I had 18k6 for a zero tc setpoint temperature of ~55 deg C on one sample (the other sample #2 is built like data sheet cirquit).

https://www.eevblog.com/forum/metrology/lowest-drift-lowest-noise-voltage-reference/msg3921830/#msg3921830

I usually inject a voltage via a resistor to the setpoint voltage divider to sweep across temperature.

with best regards

Andreas

MiDi:
Has someone measured the voltage sensitivity to changes in the different resistances for ADR1000 as done for LTZ1000?
Would be interesting to see the changes w/o and w/ zero-TC compensation.
It was mentioned that it should effect the sensitivity for the heater setpoint divider R4/R5.

There is another method for zero-TC compensation: set R1 to 100Ω and add ~17Ω on top of the zener.
Is that only applicable to LTZ1000 (non-A)?

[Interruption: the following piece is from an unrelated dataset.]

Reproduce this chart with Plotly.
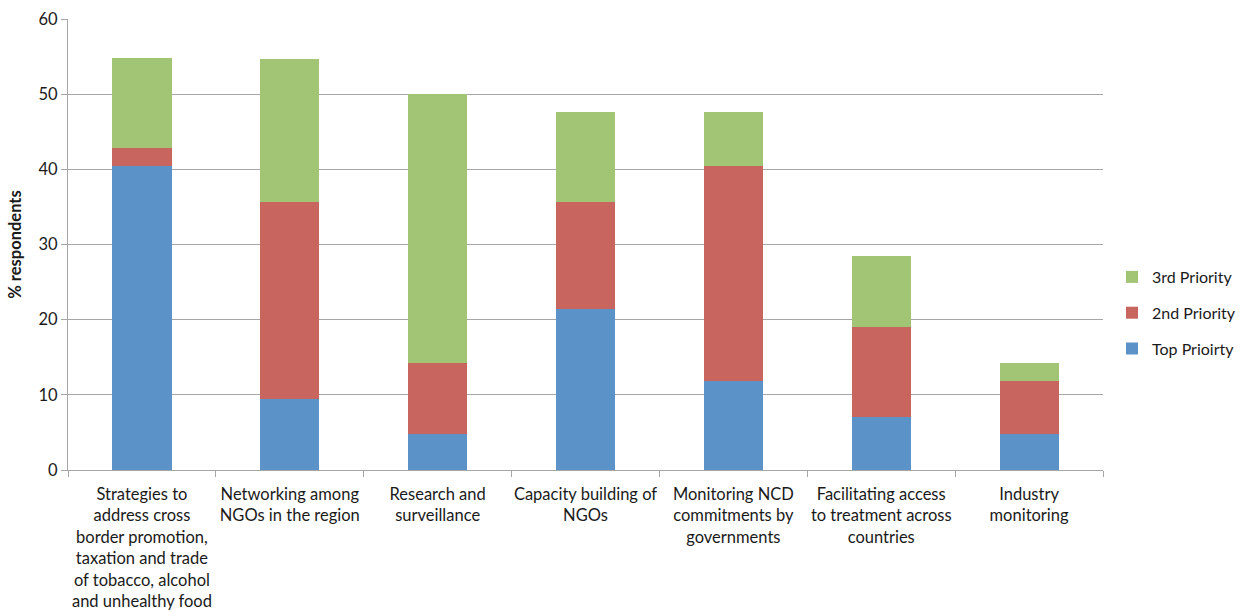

--- Quote from: Andreas on January 04, 2022, 06:47:19 pm ---after playing with the suggestion of Kleinstein here the results:
- the T.C. trimming is now symmetrically to a center value near 25 deg C.
- I had to fine trim the suggested 22K resistors which where already a good estimate to 18K4 to achieve this.
- what I had not expected is that the sensitivity is about halved. So I had to reduce R10 from 1 Meg to 470K.



--- End quote ---

Do you have already build and tested this approach?
It looks very attractive because the precision 1.5 multiplier gets you near 10V and the following gain stage has much lower sensitivity to drift of the resistors.

Andreas:

--- Quote from: MiDi on May 20, 2024, 09:36:45 am ---Do you have already build and tested this approach?

--- End quote ---
Hello,

no not up to now. (I obviously have more ideas than fit into my hobby time).
And perhaps one should combine that with an ageing compensation for the ADR1000 to get full benefit of the LTC1043 stability.

with best regards

Andreas

dietert1:
A scheme using an on-chip pn-junction (Ube) for temperature compensation is much superior.
The resistor divider 17 and 100 Ohm adds some gain to the -2.1 mV/K of Ube and it can be used if the positive temperature coefficient of the zener is a bit large. This is the case with the LTZ1000 that can have about 50 ppm/K = 0,35 mV/K left at room temperature (after compensation by Ube). Thats is 1/6 th and determines the resistive divider.
With the ADR1000 there remains less to compensate or the difference may even have the other sign. So one needs to use a different divider or even another circuit to reverse the sign, still using a temperature measurement from the other transistor on the chip.